Fried tempeh keeps well, at least a couple of weeks if kept in an airtight container in the fridge. It’s a great snack, can be added to a salad or a sandwich, or eaten as a main protein in a light meal. Many people find tempeh’s taste a bit weird, but I guarantee that cooked this way it’s both delicious and addictive!


  1. Posted January 15, 2009 at 22:30 | Permalink

    Sounds good to me! I love tempeh and now that I’ve found a place that sells it reliably often I’m having it a lot and I experiment with it more because it’s not like the tempeh I have is the last I can get.
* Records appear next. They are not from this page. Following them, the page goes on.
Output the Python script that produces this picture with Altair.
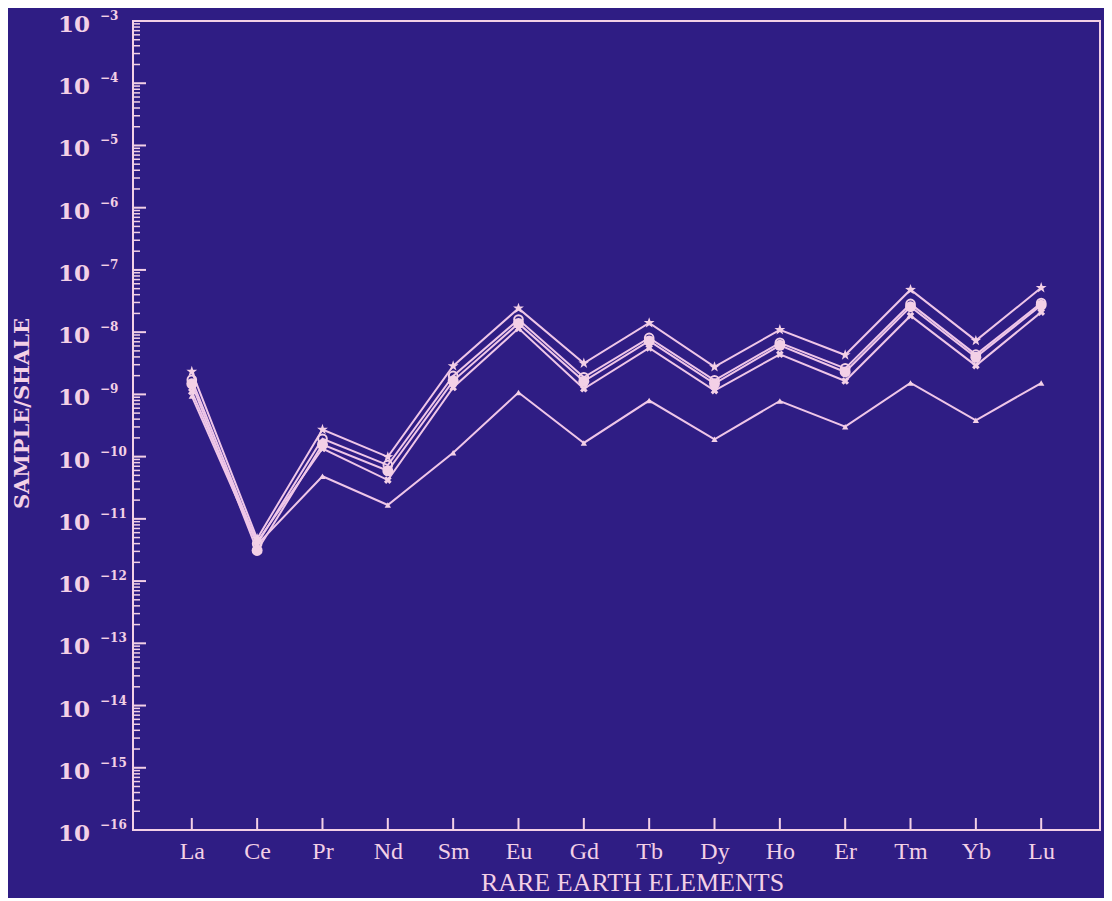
import altair as alt
import pandas as pd

# ---------------- data ----------------
elements = ["La", "Ce", "Pr", "Nd", "Sm", "Eu", "Gd", "Tb", "Dy", "Ho", "Er", "Tm", "Yb", "Lu"]

star_series = [2.33e-9, 4.8e-12, 2.72e-10, 9.9e-11, 2.86e-9, 2.41e-8, 3.16e-9,
               1.41e-8, 2.76e-9, 1.09e-8, 4.29e-9, 4.81e-8, 7.31e-9, 5.16e-8]
open_circle_series = [1.71e-9, 3.98e-12, 1.93e-10, 7.3e-11, 1.98e-9, 1.59e-8, 1.88e-9,
                      8.07e-9, 1.68e-9, 6.73e-9, 2.62e-9, 2.84e-8, 4.35e-9, 2.93e-8]
filled_circle_series = [1.48e-9, 3.11e-12, 1.56e-10, 5.92e-11, 1.65e-9, 1.38e-8, 1.62e-9,
                        7.22e-9, 1.49e-9, 6.14e-9, 2.29e-9, 2.56e-8, 3.94e-9, 2.72e-8]
cross_series = [1.11e-9, 4.29e-12, 1.35e-10, 4.2e-11, 1.29e-9, 1.15e-8, 1.23e-9,
                5.57e-9, 1.15e-9, 4.41e-9, 1.64e-9, 1.84e-8, 2.9e-9, 2.1e-8]
lower_series = [9.4e-10, 3.84e-12, 4.84e-11, 1.67e-11, 1.15e-10, 1.07e-9, 1.66e-10,
                7.96e-10, 1.9e-10, 7.83e-10, 3.03e-10, 1.53e-9, 3.84e-10, 1.52e-9]

series_names = ["star", "open", "filled", "cross", "lower"]
series_values = [star_series, open_circle_series, filled_circle_series, cross_series, lower_series]

exponents = [-3, -4, -5, -6, -7, -8, -9, -10, -11, -12, -13, -14, -15, -16]
minor_multipliers = [2, 3, 4, 5, 6, 7, 8, 9]

# ---------------- tables ----------------
rows = []
for name, vals in zip(series_names, series_values):
    for el, v in zip(elements, vals):
        rows.append({"series": name, "element": el, "value": v})
df = pd.DataFrame(rows)

decades = pd.DataFrame({
    "value": [10.0 ** e for e in exponents],
    "base": ["10"] * len(exponents),
    "exp": ["\u2212" + str(-e) for e in exponents],
})
minor = pd.DataFrame({
    "value": [m * 10.0 ** e for e in exponents[1:] for m in minor_multipliers]
})
xticks = pd.DataFrame({"element": elements})

# ---------------- style ----------------
BG = "#2f1d84"
PINK = "#f3d0e6"
LINE = "#efc6e8"
W, H = 967, 809

xscale = alt.Scale(type="point", domain=elements, padding=0.9)
yscale = alt.Scale(type="log", domain=[1e-16, 1e-3], nice=False)

xaxis = alt.Axis(
    title="RARE EARTH ELEMENTS", labelAngle=0, labelFont="Liberation Serif",
    labelFontSize=24, labelColor=PINK, labelPadding=9, ticks=False, tickSize=0,
    domain=False, grid=False, titleFont="Liberation Serif", titleFontSize=26,
    titleFontWeight="normal", titleColor=PINK, titleX=499, titleY=52,
    titleBaseline="middle", titleAlign="center",
)
yaxis = alt.Axis(
    title="SAMPLE/SHALE", labels=False, ticks=False, tickSize=0, domain=False,
    grid=False, titleFont="DejaVu Serif", titleFontSize=21, titleFontWeight="bold",
    titleColor=PINK, titleX=-111, titleY=392, titleBaseline="middle",
    titleAlign="center", titleAngle=270,
)

X = alt.X("element:N", scale=xscale, axis=xaxis, sort=elements)
Y = alt.Y("value:Q", scale=yscale, axis=yaxis)

STAR = ("M0,-1L0.235,-0.324L0.951,-0.309L0.38,0.124L0.588,0.809L0,0.4"
        "L-0.588,0.809L-0.38,0.124L-0.951,-0.309L-0.235,-0.324Z")

lines = alt.Chart(df).mark_line(color=LINE, strokeWidth=2).encode(
    x=X, y=Y, detail="series:N")


def points(name, **kw):
    return alt.Chart(df).transform_filter(alt.datum.series == name).mark_point(**kw).encode(x=X, y=Y)


p_star = points("star", shape=STAR, size=130, filled=True, color=PINK, opacity=1)
p_open = points("open", shape="circle", size=75, filled=False, color=PINK, strokeWidth=2, opacity=1)
p_filled = points("filled", shape="circle", size=120, filled=True, color=PINK, opacity=1)
p_cross = points("cross", shape="cross", angle=45, size=60, filled=True, color=PINK, opacity=1)
p_lower = points("lower", shape="triangle-up", size=40, filled=True, color=PINK, opacity=1)

major_ticks = alt.Chart(decades).mark_rule(color=PINK, strokeWidth=2).encode(
    y=Y, x=alt.value(0), x2=alt.value(13))
minor_ticks = alt.Chart(minor).mark_rule(color=PINK, strokeWidth=1.5).encode(
    y=Y, x=alt.value(0), x2=alt.value(7))
x_ticks = alt.Chart(xticks).mark_rule(color=PINK, strokeWidth=2).encode(
    x=X, y=alt.value(H), y2=alt.value(H - 12))

base_labels = alt.Chart(decades).mark_text(
    font="DejaVu Serif", fontSize=23, fontWeight="bold", color=PINK, align="right",
    baseline="middle", dy=4
).encode(y=Y, x=alt.value(-43), text="base:N")
exp_labels = alt.Chart(decades).mark_text(
    font="DejaVu Serif", fontSize=12, fontWeight="bold", color=PINK, align="left",
    baseline="middle", dy=-5
).encode(y=Y, x=alt.value(-33), text="exp:N")

chart = alt.layer(
    minor_ticks, major_ticks, x_ticks, base_labels, exp_labels,
    lines, p_lower, p_cross, p_filled, p_open, p_star,
).properties(
    width=W, height=H,
    autosize=alt.AutoSizeParams(type="none"),
    padding={"left": 125, "top": 13, "right": 4, "bottom": 68},
).configure(background=BG).configure_view(fill=BG, stroke=PINK, strokeWidth=2)

chart.save("out.html", embed_options={"renderer": "svg", "actions": False})
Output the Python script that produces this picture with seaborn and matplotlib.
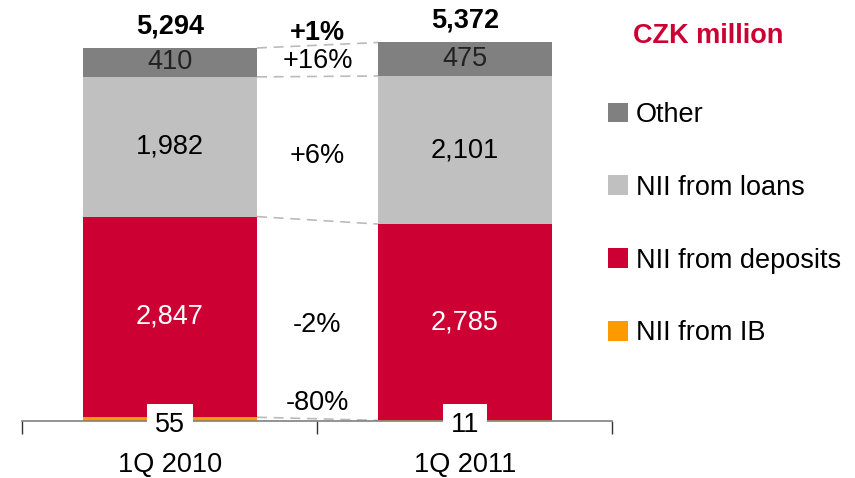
import numpy as np
import pandas as pd
import matplotlib
matplotlib.use("Agg")
import matplotlib.pyplot as plt
import seaborn as sns
from matplotlib.patches import Patch

# data (CZK million), stacked bottom -> top
periods = ["1Q 2010", "1Q 2011"]
segments = ["NII from IB", "NII from deposits", "NII from loans", "Other"]
nii_ib = [55, 11]
nii_deposits = [2847, 2785]
nii_loans = [1982, 2101]
other = [410, 475]
totals = [5294, 5372]
change_labels = ["-80%", "-2%", "+6%", "+16%"]
total_change = "+1%"

colors = {"NII from IB": "#FF9900", "NII from deposits": "#CC0033",
          "NII from loans": "#C0C0C0", "Other": "#808080"}
text_colors = {"NII from IB": "black", "NII from deposits": "white",
               "NII from loans": "black", "Other": "#222222"}

sns.set_theme(style="white")
plt.rcParams["font.family"] = ["Liberation Sans", "DejaVu Sans"]
plt.rcParams["text.color"] = "black"
plt.rcParams["xtick.labelcolor"] = "black"
FS = 19.5

df = pd.DataFrame({"period": periods, "NII from IB": nii_ib,
                   "NII from deposits": nii_deposits,
                   "NII from loans": nii_loans, "Other": other})
cum = df[segments].cumsum(axis=1)

fig = plt.figure(figsize=(8.55, 4.78), dpi=100)
ax = fig.add_axes([0.0263, 0.119, 0.69, 0.881])

bar_w = 0.59
# draw cumulative tops from largest to smallest so layers stack
for seg in reversed(segments):
    sns.barplot(x=df["period"], y=cum[seg], color=colors[seg], width=bar_w,
                ax=ax, saturation=1, linewidth=0)

ax.set_xlim(-0.5, 1.5)
ax.set_ylim(0, 5975)
ax.set_xlabel("")
ax.set_ylabel("")
ax.set_yticks([])
for s in ["left", "right", "top"]:
    ax.spines[s].set_visible(False)
ax.spines["bottom"].set_color("#808080")
ax.spines["bottom"].set_linewidth(1.2)
ax.set_xticks([0, 1])
ax.set_xticklabels(periods, fontsize=FS, color="black")
ax.tick_params(axis="x", which="major", length=0, pad=22)
ax.set_xticks([-0.5, 0.5, 1.5], minor=True)
ax.tick_params(axis="x", which="minor", length=9, width=1, color="#333333",
               direction="out", bottom=True)

# segment value labels
for i in range(len(periods)):
    prev = 0
    for seg in segments:
        top = cum.loc[i, seg]
        val = df.loc[i, seg]
        if seg == "NII from IB":
            ax.text(i, -50, f"{val:,}", ha="center", va="center", fontsize=FS,
                    color="black", zorder=5, clip_on=False,
                    bbox=dict(boxstyle="square,pad=0.3", fc="white", ec="none"))
        else:
            ax.text(i, (prev + top) / 2, f"{val:,}", ha="center", va="center",
                    fontsize=FS, color=text_colors[seg])
        prev = top
    ax.text(i, totals[i] + 310, f"{totals[i]:,}", ha="center", va="center",
            fontsize=FS, fontweight="bold", color="black")

# dashed connectors between bars
half = bar_w / 2
for seg in segments:
    ax.plot([half, 1 - half], [cum.loc[0, seg], cum.loc[1, seg]],
            color="#BBBBBB", linestyle=(0, (6, 4)), linewidth=1.2, zorder=1)

# change labels in the gap
prev = np.zeros(2)
for seg, lab in zip(segments, change_labels):
    top = cum[seg].values
    y = ((prev + top) / 2).mean()
    if seg == "NII from IB":
        y = 250
    elif seg == "NII from deposits":
        y = 1360
    elif seg == "NII from loans":
        y = 3760
    ax.text(0.5, y, lab, ha="center", va="center", fontsize=FS, color="black")
    prev = top
ax.text(0.5, max(totals) + 130, total_change, ha="center", va="center",
        fontsize=FS, fontweight="bold", color="black")

# legend
handles = [Patch(facecolor=colors[s], edgecolor="none") for s in reversed(segments)]
leg = fig.legend(handles, list(reversed(segments)), loc="upper left",
                 bbox_to_anchor=(0.711, 0.787), frameon=False, fontsize=FS,
                 handlelength=0.74, handleheight=0.74, handletextpad=0.3,
                 labelspacing=1.73, borderpad=0, borderaxespad=0)
for t in leg.get_texts():
    t.set_color("black")
fig.text(0.828, 0.925, "CZK million", ha="center", va="center", fontsize=FS,
         fontweight="bold", color="#CC0033")

fig.savefig("out.png", dpi=100)
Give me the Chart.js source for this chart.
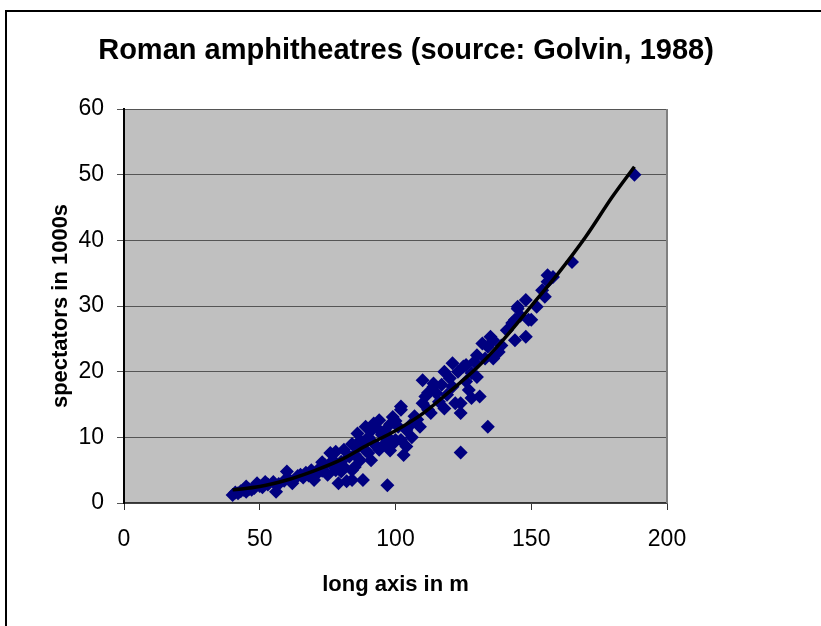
<!DOCTYPE html>
<html>
<head>
<meta charset="utf-8">
<script src="https://cdn.jsdelivr.net/npm/chart.js@4.4.0/dist/chart.umd.min.js"></script>
<style>
  html, body { margin: 0; padding: 0; background: #fff; }
</style>
</head>
<body>
<canvas id="grafico" width="821" height="626"></canvas>
<script>
var titulo = "Roman amphitheatres (source: Golvin, 1988)";
var tituloX = "long axis in m";
var tituloY = "spectators in 1000s";

// amphitheatres: long axis (m) and spectators (1000s)
var longAxis = [40, 41, 42, 43, 44, 45, 45, 46, 47, 48, 49, 50, 51, 52, 53, 55, 56, 57, 59, 60,
  61, 62, 64, 65, 66, 67, 68, 69, 70, 71, 72, 73, 73, 74, 75, 76, 77, 77, 78, 78, 79, 80,
  80, 81, 81, 82, 83, 84, 84, 84, 85, 85, 86, 86, 87, 87, 88, 88, 89, 89, 90, 90, 91, 91, 92, 92, 93, 93,
  94, 94, 95, 96, 96, 97, 97, 98, 98, 99, 99, 100, 100, 101, 102, 102, 102, 103, 104, 104, 106, 106, 107, 108, 109,
  110, 110, 111, 112, 112, 113, 114, 114, 115, 116, 117, 118, 118, 119, 120, 121, 121, 122, 123, 124, 124, 124, 125, 126, 126,
  127, 128, 128, 129, 130, 130, 131, 132, 133, 134, 134, 135, 136, 136, 138, 139, 141, 143, 144, 144, 145, 145, 146, 148,
  148, 149, 150, 152, 154, 155, 156, 156, 158, 165, 188];
var spectators = [1.2, 1.6, 1.5, 1.8, 2.0, 1.7, 2.5, 2.1, 2.0, 2.3, 3.0, 2.6, 2.4, 3.2, 2.8, 3.2, 1.7, 2.9, 3.4, 4.8,
  3.5, 3.0, 4.1, 4.3, 3.9, 4.6, 4.2, 5.0, 3.5, 4.4, 5.3, 4.9, 6.2, 5.8, 4.3, 7.6, 5.6, 6.5, 5.0, 7.8, 3.0, 4.8,
  6.3, 8.1, 5.5, 3.3, 7.1, 5.0, 3.5, 9.0, 5.5, 7.4, 10.6, 8.5, 6.5, 9.5, 3.5, 9.1, 11.6, 8.0, 7.6, 10.0, 6.5, 11.0, 12.1, 9.1, 8.6, 11.5,
  8.1, 12.6, 10.4, 11.0, 9.0, 10.1, 2.7, 12.0, 8.0, 13.1, 9.0, 9.6, 12.5, 11.6, 14.7, 14.2, 9.6, 7.3, 11.1, 8.6, 12.1, 10.0, 13.2, 12.7, 11.6,
  18.7, 15.2, 16.2, 14.2, 16.8, 13.7, 18.2, 17.7, 16.7, 15.4, 18.0, 20.0, 14.4, 16.5, 19.0, 21.3, 17.7, 15.2, 20.0, 15.2, 7.7, 13.7, 20.8, 18.5, 21.0,
  17.2, 19.8, 16.0, 21.5, 19.2, 22.5, 16.2, 24.3, 22.0, 23.8, 11.6, 25.3, 24.8, 22.0, 23.0, 24.0, 26.3, 27.4, 24.8, 27.9, 29.6, 29.9, 28.5, 25.3,
  30.9, 27.9, 27.9, 29.9, 32.4, 31.4, 33.7, 34.7, 34.4, 36.7, 50.0];

// trend line as drawn in the picture
var trendX = [40, 50, 60, 70, 80, 90, 100, 110, 120, 130, 140, 150, 160, 170, 180, 188];
var trendY = [2.0, 2.5, 3.5, 4.9, 6.6, 8.9, 11.0, 13.6, 17.0, 20.6, 25.0, 30.0, 35.0, 40.5, 46.7, 51.2];

var xMin = 0, xMax = 200, xStep = 50;
var yMin = 0, yMax = 60, yStep = 10;

var pontos = longAxis.map(function (v, i) {
  return { x: v, y: spectators[i] };
});
var tendencia = trendX.map(function (v, i) {
  return { x: v, y: trendY[i] };
});

// moldura, fundo cinza e titulo
var fundoPlugin = {
  id: "fundo",
  beforeDraw: function (chart) {
    var ctx = chart.ctx;
    var a = chart.chartArea;
    ctx.save();
    ctx.fillStyle = "#ffffff";
    ctx.fillRect(0, 0, chart.width, chart.height);
    ctx.strokeStyle = "#000000";
    ctx.lineWidth = 2;
    ctx.strokeRect(6, 11, 1000, 1000);
    ctx.fillStyle = "#c0c0c0";
    ctx.fillRect(a.left, a.top, a.right - a.left, a.bottom - a.top);
    ctx.restore();
  },
  afterDatasetsDraw: function (chart) {
    var ctx = chart.ctx;
    var a = chart.chartArea;
    ctx.save();
    ctx.strokeStyle = "#808080";
    ctx.lineWidth = 2;
    ctx.beginPath();
    ctx.moveTo(a.right, a.top);
    ctx.lineTo(a.right, a.bottom);
    ctx.stroke();
    ctx.fillStyle = "#000000";
    ctx.font = 'bold 29px "Liberation Sans", Arial, sans-serif';
    ctx.textAlign = "center";
    ctx.textBaseline = "middle";
    ctx.fillText(titulo, 406, 51);
    ctx.restore();
  },
};

var fonteTicks = { family: '"Liberation Sans", Arial, sans-serif', size: 23 };
var fonteTitulo = { family: '"Liberation Sans", Arial, sans-serif', size: 22, weight: "bold" };

new Chart(document.getElementById("grafico"), {
  type: "scatter",
  data: {
    datasets: [
      {
        type: "line",
        data: tendencia,
        borderColor: "#000000",
        borderWidth: 3.5,
        pointRadius: 0,
        fill: false,
        cubicInterpolationMode: "monotone",
        order: 0,
      },
      {
        data: pontos,
        backgroundColor: "#000080",
        borderColor: "#000080",
        borderWidth: 0,
        pointStyle: "rectRot",
        pointRadius: 7,
        order: 1,
      },
    ],
  },
  options: {
    responsive: false,
    animation: false,
    layout: { padding: { left: 0, right: 154, top: 109, bottom: 0 } },
    plugins: {
      legend: { display: false },
      tooltip: { enabled: false },
      title: { display: false },
    },
    scales: {
      x: {
        type: "linear",
        min: xMin,
        max: xMax,
        ticks: { stepSize: xStep, color: "#000", font: fonteTicks, padding: 16, maxRotation: 0 },
        grid: { drawOnChartArea: false, drawTicks: true, tickLength: 7, color: "#333" },
        border: { color: "#333", width: 1.5 },
        title: { display: true, text: tituloX, color: "#000", font: fonteTitulo, padding: { top: 0, bottom: 28 } },
        afterFit: function (scale) {
          scale.height = 123;
        },
      },
      y: {
        type: "linear",
        min: yMin,
        max: yMax,
        ticks: { stepSize: yStep, color: "#000", font: fonteTicks, padding: 13 },
        grid: { color: "#555", lineWidth: 1, tickLength: 7 },
        border: { color: "#000", width: 2 },
        title: { display: true, text: tituloY, color: "#000", font: fonteTitulo, padding: { top: 48, bottom: 0 } },
        afterFit: function (scale) {
          scale.width = 124;
        },
      },
    },
  },
  plugins: [fundoPlugin],
});
</script>
</body>
</html>
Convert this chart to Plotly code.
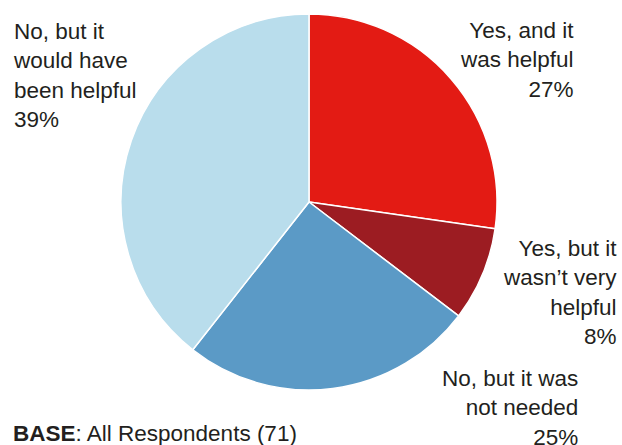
import plotly.graph_objects as go

# Survey responses, clockwise from 12 o'clock
labels = ["Yes, and it was helpful", "Yes, but it wasn’t very helpful",
          "No, but it was not needed", "No, but it would have been helpful"]
values = [27, 8, 25, 39]
colors = ["#E31B14", "#9C1C22", "#5B9AC6", "#B9DDEC"]

# Outside label text (line-broken) for each slice
label_lines = [
    ["Yes, and it", "was helpful"],
    ["Yes, but it", "wasn’t very", "helpful"],
    ["No, but it was", "not needed"],
    ["No, but it", "would have", "been helpful"],
]

W, H = 622, 445
cx, cy, r = 309, 202, 188

fig = go.Figure(go.Pie(
    labels=labels,
    values=values,
    marker=dict(colors=colors, line=dict(color="white", width=1.5)),
    sort=False,
    direction="clockwise",
    rotation=0,
    textinfo="none",
    hoverinfo="label+percent",
    showlegend=False,
    domain=dict(x=[(cx - r) / W, (cx + r) / W],
                y=[(H - cy - r) / H, (H - cy + r) / H]),
))

font = dict(family="Liberation Sans, Arial, sans-serif", size=22.5, color="#231F20")

# (x px, y px of top, x anchor, align) for each label
placements = [
    (576, 16, "right", "right"),
    (619, 234, "right", "right"),
    (580, 364, "right", "right"),
    (11, 17, "left", "left"),
]

for lines, v, (px, py, xa, al) in zip(label_lines, values, placements):
    fig.add_annotation(
        x=px / W, y=1 - py / H, xref="paper", yref="paper",
        xanchor=xa, yanchor="top", align=al, showarrow=False,
        text="<br>".join(lines + [f"{v}%"]), font=font,
    )

fig.add_annotation(
    x=11 / W, y=1 - 419 / H, xref="paper", yref="paper",
    xanchor="left", yanchor="top", align="left", showarrow=False,
    text="<b>BASE</b>: All Respondents (71)", font=font,
)

fig.update_layout(
    width=W, height=H,
    margin=dict(l=0, r=0, t=0, b=0),
    paper_bgcolor="white", plot_bgcolor="white",
)

fig.write_html("out.html")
  2. Posted January 15, 2009 at 23:12 | Permalink

    I’ve never had tempeh before…I’m kind of scared =P

    This looks really good though!

  3. Deleilan
    Posted January 15, 2009 at 23:23 | Permalink

    I’ve often heard and read that steaming the tempeh before doing anything else to it makes it taste somewhat milder. I haven’t had tempeh yet, so I’ve never tested this theory.

  4. Posted January 16, 2009 at 00:23 | Permalink

    I remember the first time I had tempeh, I just tossed it in a stir fry and did not quite like it. I even felt sick with the taste! But something tells me I’ll like this version of yours! I’ll have to experiment! But first I need to find where I can actually get tempeh over here!

  5. Posted January 16, 2009 at 04:42 | Permalink

    I’m glad this recipe is really simple and virtually foolproof; tempeh can be rather expensive and more than once I’ve ruined a perfectly nutty block of the stuff haha!

  6. Posted January 16, 2009 at 11:45 | Permalink

    As someone who had a couple of false starts before becoming a tempeh addict, I’d like to suggest that the secret to loving tempeh is in browning it perfectly…the photo above is a good color to shoot for. Undercooked tempeh is much harder to love than perfectly fried tempeh.

    The other thing to do? After you’ve fried it, dip it in some tomato ketchup mixed with a little ketjap manis. Good luck!

  7. Heikki
    Posted January 16, 2009 at 15:57 | Permalink

    Thanks for the comments y’all!

    Deleilan — If you prepare it the way I’ve described above, in my opinion there’s no need to steam it. But if you’re planning to marinate it to use it in a stir fry later, for example, then I’ve found that steaming makes the tempeh taste milder.

    Mark — I agree completely! That’s why I test the crispiness from the middle of the tempeh slice before removing it from the frying pan. It’s easier to brown the tempeh thoroughly when you make the slices thin enough.

  8. Posted January 17, 2009 at 06:27 | Permalink

    your blog is so beautiful! i’m so glad i came across it. we’re a little spoiled in australia, tempeh is so easy to come by, we cook with it a lot. I love how ‘meaty’ and satisfying it is.

  9. s
    Posted January 17, 2009 at 12:30 | Permalink

    I love cooking with tempe. I almost always marinate it before cooking it, but I am very intrigued by this recipe!

  10. Posted January 17, 2009 at 14:55 | Permalink

    This sounds very interesting!I have only cooked tempeh once, and I must say I failed. It wasn’t bad, but you could tell it wasn’t cooked right. If I find tempeh in Greece, for sure I am going to try this one!

  11. Posted January 18, 2009 at 11:05 | Permalink

    oh yum, that looks great! The first time i had tempeh i hated it! But when i tried a flavored a variety a couple months later i fell (a little) in love with it, i must give your recipe a try thanks heaps
    have a fabulous day

  12. Posted January 20, 2009 at 12:17 | Permalink

    Oh wow, I never thought of eating tempeh this way!

  13. Posted January 21, 2009 at 02:08 | Permalink

    That looks so good – I also find that tempeh keeps forever, making it a very versatile ingredient to have knocking around in the fridge.

  14. Posted January 22, 2009 at 12:25 | Permalink

    I’ve never had tempeh, I can’t find it around here anywhere but I see loads of posts with people using it and it looks really good.